I kept calling Cingular, though, and they kept resetting my phone to somehow get better reception. But each time I called, it seemed like I would lose another feature. I stopped getting text messages, then I stopped being able to send them, and then photo mail wouldn’t work. No matter how much I reached out for help to save this flailing cell service, nothing worked.

After one particular long and frustrating phone call, the Cingular rep quietly told me, “I’m sorry it’s not working. We’ve done all we can. I just want you to know that it’s okay if you want to turn in your phone and sign-up with another service. You have until June 2nd to do so without a penalty.”

Sign up with another service? Are you kidding me? I’ve been with Cingular for 13 years! And now because Cingular is having coverage issues, I am the one who is supposed to leave??? I told him, “It will be a cold day in hell before I leave you!” and I hung up.

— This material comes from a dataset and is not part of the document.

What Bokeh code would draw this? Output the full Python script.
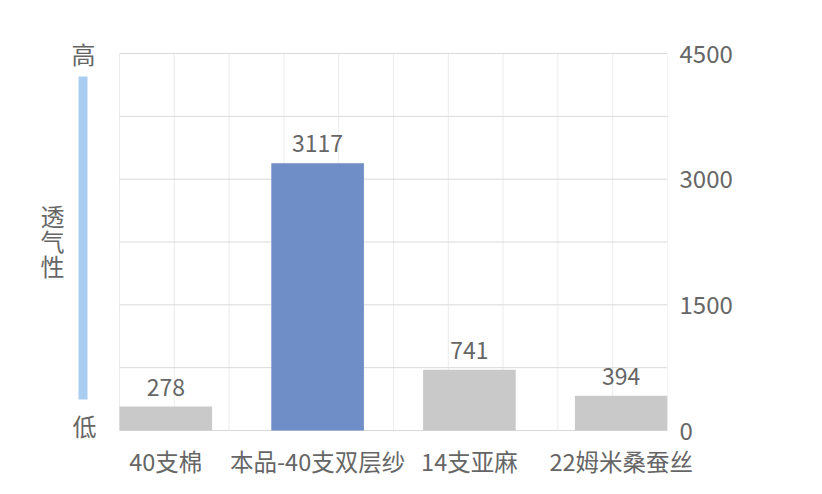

And it seemed to get better for a while. If I stood at my window in the living room facing the street in a northwest manner while slowly rotating counter-clockwise in 30-second intervals, I could get two bars and check voicemail. But it was not to last. My two bars quickly went to one bar, which then quickly went to no signal. I was on my last straw.

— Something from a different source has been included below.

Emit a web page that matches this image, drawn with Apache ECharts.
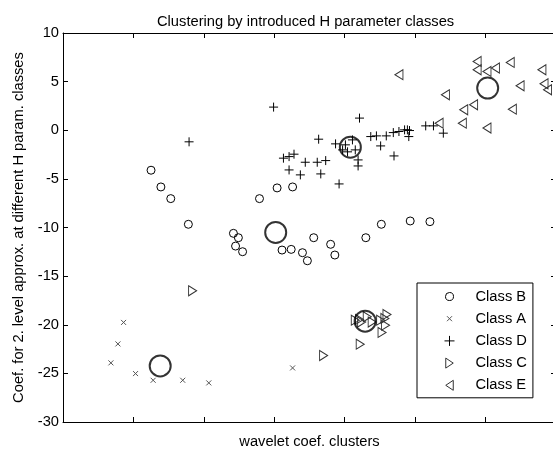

On May 31st, with less than 48 hours left to get out of my contract without a hefty penalty, I called Cingular and said, “Let’s give it one last shot, shall we?” Cingular reset the phone and I tried again to get the ever-elusive signal that had been so abundant when we were together in Colorado.

I took my phone into every room of my 1600 square-foot apartment. Surely I could find some strong signal in a big town like Chicago! I didn’t care if I had to stand with one foot on the toilet and my left hand wrapped around a big box of foil, I was going to get full service, damnit. I wasn’t giving up on 13 years of commitment without a fight.

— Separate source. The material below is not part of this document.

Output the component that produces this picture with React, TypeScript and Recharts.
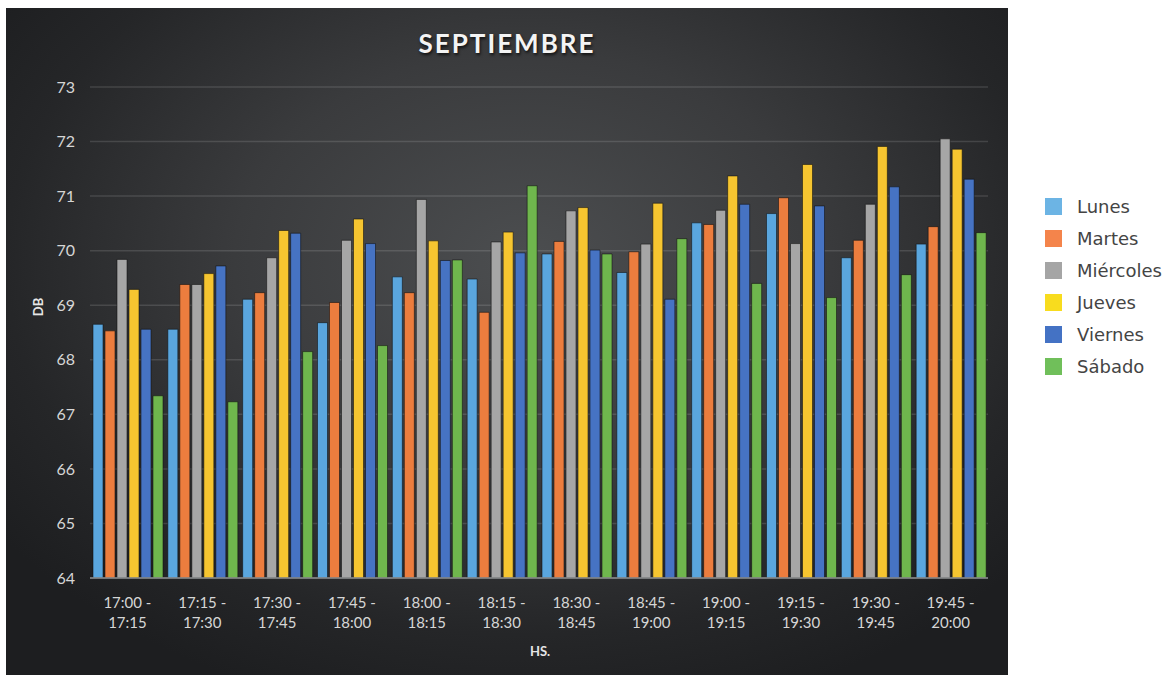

But it was all too no avail. There was no signal. Even stripping down naked and drenching myself in apple juice and capers did nothing to help this cell phone service.

It was clearly time to move on.

I packed my beautiful pink Razr back in its box, found my 10-page contract, and rode my scooter to the Cingular store. I slowly walked up the counter, each step an act in courage, each step a testament to my own self-preservation. Yes, Cingular needed me, yes, Cingular saw me as a valued customer, and yes, Cingular would be more than willing to take my money even if they provided absolutely no service in my home – but this was no longer enough for me. I needed more.

I told these things to the man at the counter. It was probably a longer and more emotional version than what I am writing here, but you get the idea. To my surprise, he seemed unmoved by my well-thought out speech.

Frustrated by his apathy towards me ending our 13-year relationship, I said, “You do realize I am going someplace else, right?”

“Yes.”

“I mean, like I AM LEAVING YOU and I am going to ANOTHER network.”

“I understand.”

“And I plan on spending even more money on my NEW plan.”

“Okay.”

“AND I am probably going to even get the EXACT same phone that I had before.”

“It’s a good phone.”

“Don’t you get it? I am leaving you for you! Not for your plans, not for your phones, but for YOU! It’s YOU who has the problem! It’s you who lied and said you were the ALL OVER NETWORK! But you know what? You and me – we’re ALL OVER!”

The Cingular man paused.

“So do you want to take your old number with you?”

“YES!”

The Cingular man wrote down my account number on my refund receipt, telling me it would be easier to start with a new network that way. I thought he was quite gracious, considering the circumstances. It would be like calling up the new girlfriend of your ex-boyfriend and giving her tips: “So, if you cup his left testicle and stroke him on the right side in a fast-slow-fast-fast-slow way, and hum the theme from CHiPs, he will absolutely go crazy!” You gotta hand it to Cingular, they’ve got class.

After 13 years of always having a cell phone, I was suddenly alone. I felt scared. Here I was, a single woman in her 30’s, completely cell-phoneless. All my friends had cell phones, and they certainly weren’t having coverage problems. I didn’t even own a cat, and now I had no cell phone. But it didn’t matter what other people had. It was what I had inside that mattered. I wasn’t going to take only partial coverage; I wanted the whole thing or nothing at all.

I walked out of the Cingular store and worked hard to keep the tears from flowing. I wiped away the one single tear that had escaped, put on my helmet, and hopped onto my scooter and headed home.

A door had closed, but now a window was wide open. Verizon, Sprint, T-Mobile – even USA Cellular – they were all now options in my life. “Free at last,” I thought, “Free at last.”